Bien sûr, il est compréhensible que des exploités veuillent saisir toute occasion pour dénoncer le sort qui leur est fait comme de dire merde à ceux qui le leur font ou le leur ont fait. Y compris dans les urnes pourquoi pas, si celles-ci sont vraiment l’occasion. Mais justement le 29 mai prochain l’occasion est bien trop confuse pour une dénonciation claire. Si en votant Non nous désavouerions bien Chirac, Raffarin, Hollande ou Jospin, ne dédouanerions-nous pas de l’autre côté Fabius, Mélenchon, Chevènement, Buffet, tous ex-ministres qui rêvent de le redevenir... pour mener la sinistre politique anti-ouvrière qui fut déjà la leur, sinon même de Villiers ou Pasqua ? Et de plus un désaveu sans conséquence puisque Chirac, avec Raffarin ou un autre, continuera la même politique anti-populaire qui fut déjà celle de Jospin.

Bel aveu que le référendum compte en fait pour du beurre et que ceux qui mènent grand tapage pour que nous lui accordions grande importance nous mènent en bateau.
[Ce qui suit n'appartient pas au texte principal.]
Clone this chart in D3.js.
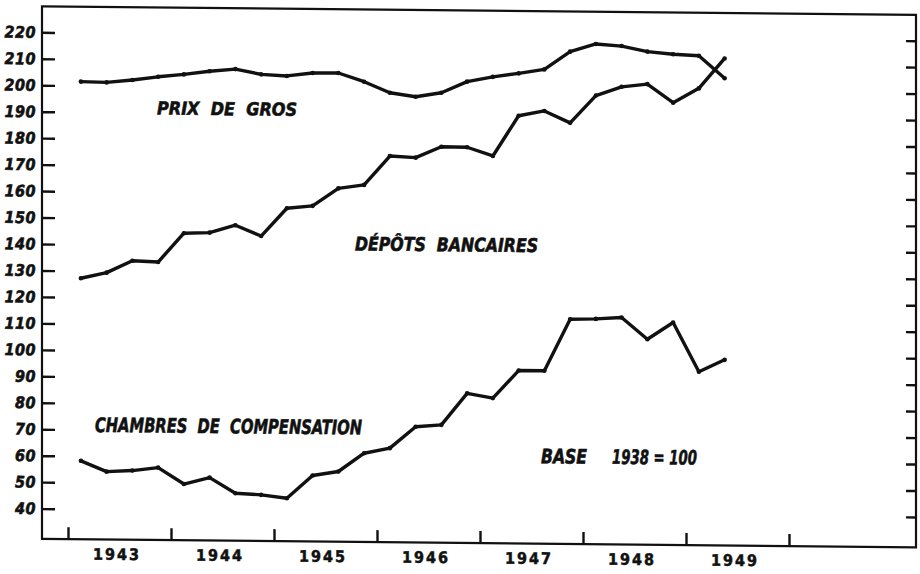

Et c’est le cas de ces leaders politiques de la gauche comme ces chefs syndicalistes qui depuis des semaines ont détourné l’attention des salariés dont ils prétendent défendre les intérêts vers la bataille du référendum. Qu’ils appellent à voter Oui comme à voter Non ; les Jospin comme les Fabius, dans le droit fil du triste rôle qu’ils ont déjà joué à la tête du gouvernement ; la CGT comme la CFDT en renonçant à envisager une suite aux manifestations du mois de mars, qui avaient pourtant montré qu’un nombre croissant de salariés, du public mais aussi du privé, sans parler de la jeunesse des lycées, commençaient à répondre à l’appel à une mobilisation dans la rue ou dans la grève.

Plus qu’un référendum sans conséquence c’est la reprise de cette mobilisation qu’il nous faut préparer, même si son échéance semble maintenant repoussée et plus lointaine, même si les efforts pour y parvenir seront d’une autre ampleur que le geste, qui ne coûte rien... mais ne rapportera rien non plus, de glisser un bout de papier dans l’urne.

Et s’il est une campagne à laquelle l’extrême gauche devrait appliquer son énergie ce serait plutôt celle pour en convaincre les travailleurs et les militants du mouvement ouvrier, qu’ils s’apprêtent le 29 mai à voter Oui ou à voter Non ou s’abstiennent.